On March 6, 2018, the Small Business Administration’s Office of Inspector General issued a report on SBA loans made to poultry growers. It found that poultry companies “exercised such comprehensive control over the growers” that they no longer qualify as small businesses. Nevertheless, SBA has given out nearly $2 billion in loans to ineligible growers who are being set up to fail in a consolidated industry in which companies are able to dictate unfair prices, pit growers against each other, and retaliate against growers if they speak out.
Organization for Competitive Markets issued the following statement:
“We have seen firsthand the control these huge agribusinesses have over poultry growers, and it is no surprise that the Office of Inspector General is concerned,” said Mike Weaver, President of Organization for Competitive Markets. “This is exactly why we need the Farmer Fair Practices (GIPSA) Rules and other market safeguards to ensure poultry growers can operate as small businesses and stop subsidizing increased production for these multinational corporations by American taxpayers.”
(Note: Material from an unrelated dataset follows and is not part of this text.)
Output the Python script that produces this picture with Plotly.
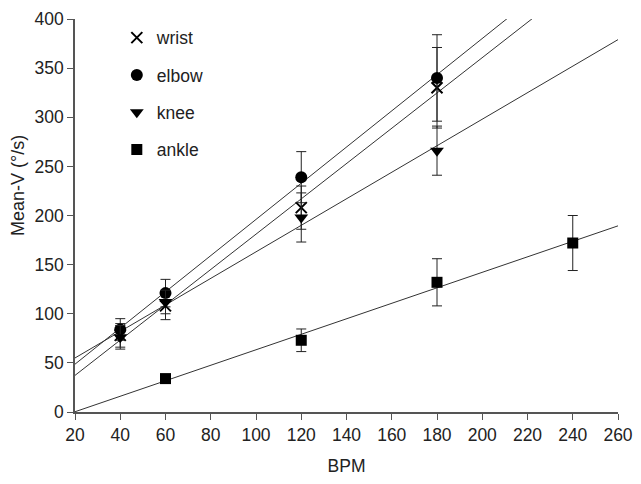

Background: Last fall, President Trump’s USDA rescinded the “Farmer Fair Practices Rule”— rules that made it possible for poultry and livestock farmers to take legal action against multinational agricultural corporations when those corporations engaged in abusive and unfair practices. When growers contract with these corporations, they face huge risks of abuse, through practices like predatory pricing and collusion, bad faith, and retaliation. The fair practices rule that was withdrawn by USDA was the product of almost 10 years of work and would have helped growers make sure they could hold the multinational corporations accountable. In November, more than 80 farm organizations wrote to President Trump urging him to reverse USDA Secretary Sonny Perdue’s action.
In December, the Organization for Competitive Markets and farmers in Nebraska and Alabama sued the Trump Administration seeking to reinstate the rules and protect growers.